[Collected material]
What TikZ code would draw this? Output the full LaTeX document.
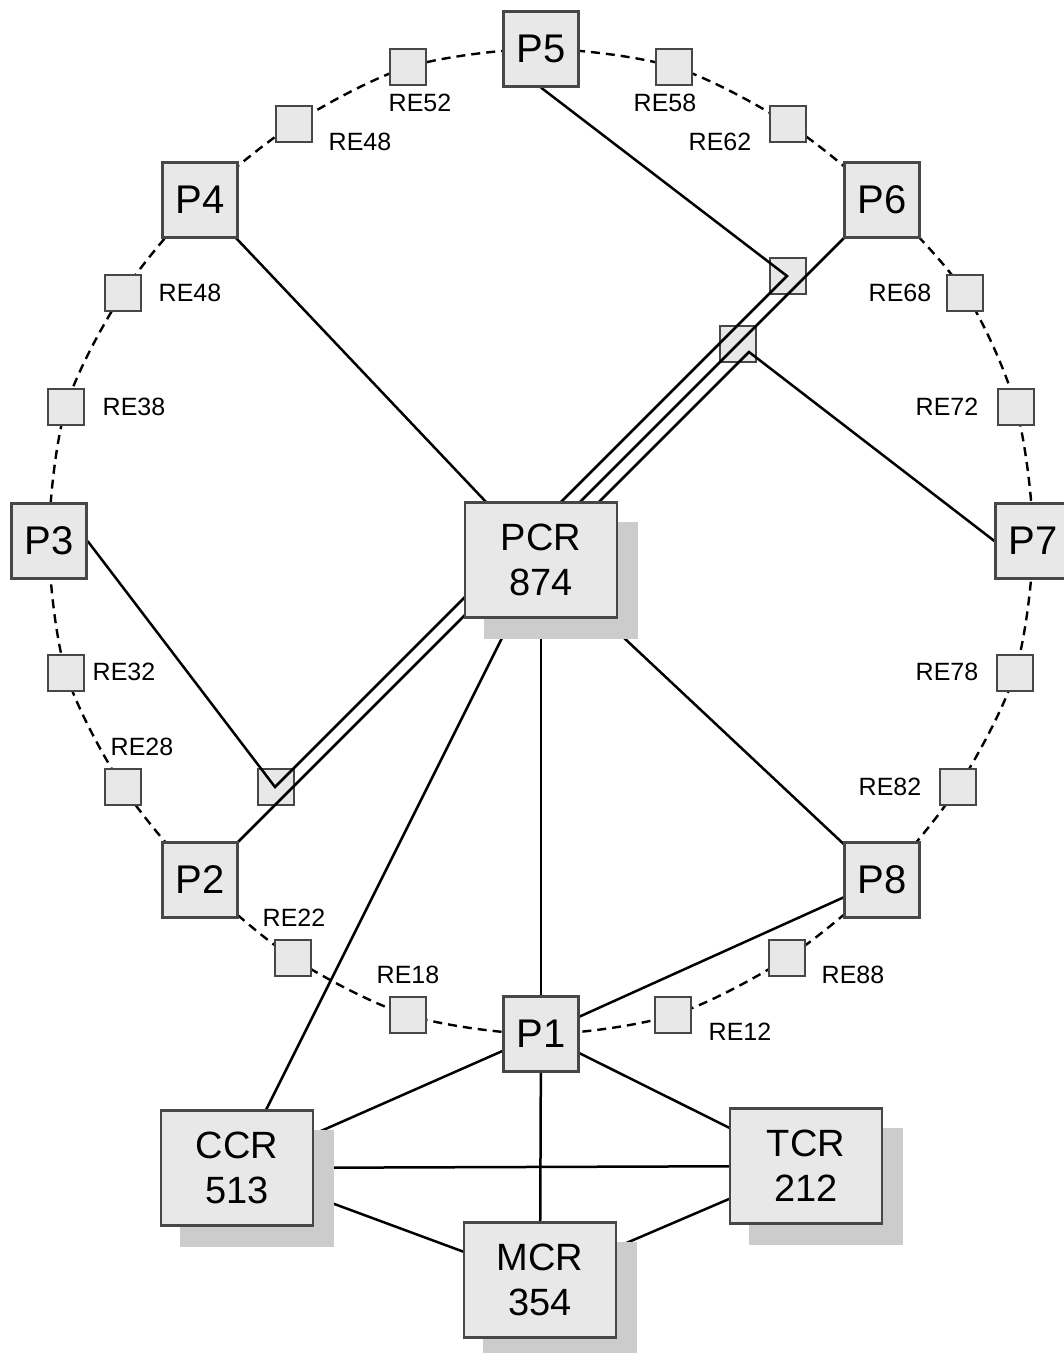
\documentclass[tikz,border=0pt]{standalone}
\usepackage{fontspec}
\setmainfont{Liberation Sans}
\usetikzlibrary{calc}
\definecolor{boxfill}{gray}{0.91}
\definecolor{boxborder}{gray}{0.28}
\definecolor{shadowgray}{gray}{0.8}
\pgfdeclarelayer{ringl}
\pgfdeclarelayer{apexl}
\pgfdeclarelayer{linel}
\pgfdeclarelayer{shadowl}
\pgfsetlayers{ringl,apexl,linel,shadowl,main}
\begin{document}
\begin{tikzpicture}[x=1pt,y=-1pt,
  pbox/.style={draw=boxborder, fill=boxfill, line width=2.2pt, minimum width=75pt, minimum height=75pt, inner sep=0pt, font=\fontsize{40}{44}\selectfont},
  rebox/.style={draw=boxborder, fill=boxfill, line width=1.8pt, minimum size=36pt, inner sep=0pt},
  bigbox/.style={draw=boxborder, fill=boxfill, line width=2.2pt, minimum width=152pt, minimum height=115pt, inner sep=0pt, align=center, font=\fontsize{38}{45}\selectfont},
  shadowbox/.style={fill=shadowgray, minimum width=154pt, minimum height=117pt, inner sep=0pt},
  relabel/.style={font=\fontsize{25}{28}\selectfont, inner sep=0pt},
  conn/.style={line width=2.5pt, black},
  ring/.style={line width=2.4pt, dash pattern=on 9pt off 6pt}
]
\useasboundingbox (0,0) rectangle (1064,1353);
% ring members
\node[pbox] (p1) at (541,1034) {P1};
\node[pbox] (p2) at (200,880) {P2};
\node[pbox] (p3) at (49,541) {P3};
\node[pbox] (p4) at (200,200) {P4};
\node[pbox] (p5) at (541,49) {P5};
\node[pbox] (p6) at (882,200) {P6};
\node[pbox] (p7) at (1033,541) {P7};
\node[pbox] (p8) at (882,880) {P8};
\node[rebox] (re52) at (408,67) {};
\node[rebox] (re48a) at (294,124) {};
\node[rebox] (re58) at (674,67) {};
\node[rebox] (re62) at (788,124) {};
\node[rebox] (re48b) at (123,293) {};
\node[rebox] (re38) at (66,407) {};
\node[rebox] (re32) at (66,673) {};
\node[rebox] (re28) at (123,787) {};
\node[rebox] (re22) at (293,958) {};
\node[rebox] (re18) at (408,1015) {};
\node[rebox] (re12) at (673,1015) {};
\node[rebox] (re88) at (787,958) {};
\node[rebox] (re82) at (958,787) {};
\node[rebox] (re78) at (1015,673) {};
\node[rebox] (re72) at (1016,407) {};
\node[rebox] (re68) at (965,293) {};
% labels
\node[relabel] (l52) at (420,103) {RE52};
\node[relabel] (l48a) at (360,142) {RE48};
\node[relabel] (l58) at (665,103) {RE58};
\node[relabel] (l62) at (720,142) {RE62};
\node[relabel] (l48b) at (190,293) {RE48};
\node[relabel] (l38) at (134,407) {RE38};
\node[relabel] (l32) at (124,672) {RE32};
\node[relabel] (l28) at (142,747) {RE28};
\node[relabel] (l22) at (294,918) {RE22};
\node[relabel] (l18) at (408,975) {RE18};
\node[relabel] (l12) at (740,1032) {RE12};
\node[relabel] (l88) at (853,975) {RE88};
\node[relabel] (l68) at (900,293) {RE68};
\node[relabel] (l72) at (947,407) {RE72};
\node[relabel] (l78) at (947,672) {RE78};
\node[relabel] (l82) at (890,787) {RE82};
% big boxes
\node[bigbox] (pcr) at (541,560) {PCR\\874};
\node[bigbox] (ccr) at (237,1168) {CCR\\513};
\node[bigbox] (tcr) at (806,1166) {TCR\\212};
\node[bigbox] (mcr) at (540,1280) {MCR\\354};
% shadows
\begin{pgfonlayer}{shadowl}
\node[shadowbox] (pcrsh) at ($(pcr)+(20,20)$) {};
\node[shadowbox] (ccrsh) at ($(ccr)+(20,20)$) {};
\node[shadowbox] (tcrsh) at ($(tcr)+(20,20)$) {};
\node[shadowbox] (mcrsh) at ($(mcr)+(20,20)$) {};
\end{pgfonlayer}
% crossing boxes
\begin{pgfonlayer}{apexl}
\node[rebox] (x1) at (788,276) {};
\node[rebox] (x2) at (738,344) {};
\node[rebox] (x3) at (276,787) {};
\end{pgfonlayer}
\coordinate (a1) at (787,276);
\coordinate (a2) at (749,352);
\coordinate (a3) at (275,787);
\coordinate (e5) at (503,560);
\coordinate (e6) at (522,560);
\coordinate (e3) at (502,560);
\coordinate (e2) at (520,560);
% connectors
\begin{pgfonlayer}{linel}
\draw[conn] (p4.center) -- (pcr.center);
\draw[conn] (p5.south) -- (a1) -- (e5);
\draw[conn] (p6.center) -- (e6);
\draw[conn] (p7.west) -- (a2) -- (pcr.center);
\draw[conn] (p3.east) -- (a3) -- (e3);
\draw[conn] (p2.center) -- (e2);
\draw[conn] (pcr.center) -- (p8.center);
\draw[conn] (pcr.center) -- (p1.center);
\draw[conn] (pcr.center) -- (ccr.center);
\draw[conn] (p1.center) -- (p8.center);
\draw[conn] (p1.center) -- (ccr.center);
\draw[conn] (p1.center) -- (tcr.center);
\draw[conn] (p1.center) -- (mcr.center);
\draw[conn] (ccr.center) -- (tcr.center);
\draw[conn] (ccr.center) -- (mcr.center);
\draw[conn] (tcr.center) -- (mcr.center);
\end{pgfonlayer}
% ring
\begin{pgfonlayer}{ringl}
\draw[ring] plot[smooth cycle] coordinates {(p5.center) (re58.center) (re62.center) (p6.center) (re68.center) (re72.center) (p7.center) (re78.center) (re82.center) (p8.center) (re88.center) (re12.center) (p1.center) (re18.center) (re22.center) (p2.center) (re28.center) (re32.center) (p3.center) (re38.center) (re48b.center) (p4.center) (re48a.center) (re52.center)};
\end{pgfonlayer}
\end{tikzpicture}
\end{document}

[Given problem] Write out the material above again, word for word, minus its pictures.

[Reply to the task]
What TikZ code would draw this? Output the full LaTeX document.
\documentclass[tikz,border=0pt]{standalone}
\usepackage{fontspec}
\setmainfont{Liberation Sans}
\usetikzlibrary{calc}
\definecolor{boxfill}{gray}{0.91}
\definecolor{boxborder}{gray}{0.28}
\definecolor{shadowgray}{gray}{0.8}
\pgfdeclarelayer{ringl}
\pgfdeclarelayer{apexl}
\pgfdeclarelayer{linel}
\pgfdeclarelayer{shadowl}
\pgfsetlayers{ringl,apexl,linel,shadowl,main}
\begin{document}
\begin{tikzpicture}[x=1pt,y=-1pt,
  pbox/.style={draw=boxborder, fill=boxfill, line width=2.2pt, minimum width=75pt, minimum height=75pt, inner sep=0pt, font=\fontsize{40}{44}\selectfont},
  rebox/.style={draw=boxborder, fill=boxfill, line width=1.8pt, minimum size=36pt, inner sep=0pt},
  bigbox/.style={draw=boxborder, fill=boxfill, line width=2.2pt, minimum width=152pt, minimum height=115pt, inner sep=0pt, align=center, font=\fontsize{38}{45}\selectfont},
  shadowbox/.style={fill=shadowgray, minimum width=154pt, minimum height=117pt, inner sep=0pt},
  relabel/.style={font=\fontsize{25}{28}\selectfont, inner sep=0pt},
  conn/.style={line width=2.5pt, black},
  ring/.style={line width=2.4pt, dash pattern=on 9pt off 6pt}
]
\useasboundingbox (0,0) rectangle (1064,1353);
% ring members
\node[pbox] (p1) at (541,1034) {P1};
\node[pbox] (p2) at (200,880) {P2};
\node[pbox] (p3) at (49,541) {P3};
\node[pbox] (p4) at (200,200) {P4};
\node[pbox] (p5) at (541,49) {P5};
\node[pbox] (p6) at (882,200) {P6};
\node[pbox] (p7) at (1033,541) {P7};
\node[pbox] (p8) at (882,880) {P8};
\node[rebox] (re52) at (408,67) {};
\node[rebox] (re48a) at (294,124) {};
\node[rebox] (re58) at (674,67) {};
\node[rebox] (re62) at (788,124) {};
\node[rebox] (re48b) at (123,293) {};
\node[rebox] (re38) at (66,407) {};
\node[rebox] (re32) at (66,673) {};
\node[rebox] (re28) at (123,787) {};
\node[rebox] (re22) at (293,958) {};
\node[rebox] (re18) at (408,1015) {};
\node[rebox] (re12) at (673,1015) {};
\node[rebox] (re88) at (787,958) {};
\node[rebox] (re82) at (958,787) {};
\node[rebox] (re78) at (1015,673) {};
\node[rebox] (re72) at (1016,407) {};
\node[rebox] (re68) at (965,293) {};
% labels
\node[relabel] (l52) at (420,103) {RE52};
\node[relabel] (l48a) at (360,142) {RE48};
\node[relabel] (l58) at (665,103) {RE58};
\node[relabel] (l62) at (720,142) {RE62};
\node[relabel] (l48b) at (190,293) {RE48};
\node[relabel] (l38) at (134,407) {RE38};
\node[relabel] (l32) at (124,672) {RE32};
\node[relabel] (l28) at (142,747) {RE28};
\node[relabel] (l22) at (294,918) {RE22};
\node[relabel] (l18) at (408,975) {RE18};
\node[relabel] (l12) at (740,1032) {RE12};
\node[relabel] (l88) at (853,975) {RE88};
\node[relabel] (l68) at (900,293) {RE68};
\node[relabel] (l72) at (947,407) {RE72};
\node[relabel] (l78) at (947,672) {RE78};
\node[relabel] (l82) at (890,787) {RE82};
% big boxes
\node[bigbox] (pcr) at (541,560) {PCR\\874};
\node[bigbox] (ccr) at (237,1168) {CCR\\513};
\node[bigbox] (tcr) at (806,1166) {TCR\\212};
\node[bigbox] (mcr) at (540,1280) {MCR\\354};
% shadows
\begin{pgfonlayer}{shadowl}
\node[shadowbox] (pcrsh) at ($(pcr)+(20,20)$) {};
\node[shadowbox] (ccrsh) at ($(ccr)+(20,20)$) {};
\node[shadowbox] (tcrsh) at ($(tcr)+(20,20)$) {};
\node[shadowbox] (mcrsh) at ($(mcr)+(20,20)$) {};
\end{pgfonlayer}
% crossing boxes
\begin{pgfonlayer}{apexl}
\node[rebox] (x1) at (788,276) {};
\node[rebox] (x2) at (738,344) {};
\node[rebox] (x3) at (276,787) {};
\end{pgfonlayer}
\coordinate (a1) at (787,276);
\coordinate (a2) at (749,352);
\coordinate (a3) at (275,787);
\coordinate (e5) at (503,560);
\coordinate (e6) at (522,560);
\coordinate (e3) at (502,560);
\coordinate (e2) at (520,560);
% connectors
\begin{pgfonlayer}{linel}
\draw[conn] (p4.center) -- (pcr.center);
\draw[conn] (p5.south) -- (a1) -- (e5);
\draw[conn] (p6.center) -- (e6);
\draw[conn] (p7.west) -- (a2) -- (pcr.center);
\draw[conn] (p3.east) -- (a3) -- (e3);
\draw[conn] (p2.center) -- (e2);
\draw[conn] (pcr.center) -- (p8.center);
\draw[conn] (pcr.center) -- (p1.center);
\draw[conn] (pcr.center) -- (ccr.center);
\draw[conn] (p1.center) -- (p8.center);
\draw[conn] (p1.center) -- (ccr.center);
\draw[conn] (p1.center) -- (tcr.center);
\draw[conn] (p1.center) -- (mcr.center);
\draw[conn] (ccr.center) -- (tcr.center);
\draw[conn] (ccr.center) -- (mcr.center);
\draw[conn] (tcr.center) -- (mcr.center);
\end{pgfonlayer}
% ring
\begin{pgfonlayer}{ringl}
\draw[ring] plot[smooth cycle] coordinates {(p5.center) (re58.center) (re62.center) (p6.center) (re68.center) (re72.center) (p7.center) (re78.center) (re82.center) (p8.center) (re88.center) (re12.center) (p1.center) (re18.center) (re22.center) (p2.center) (re28.center) (re32.center) (p3.center) (re38.center) (re48b.center) (p4.center) (re48a.center) (re52.center)};
\end{pgfonlayer}
\end{tikzpicture}
\end{document}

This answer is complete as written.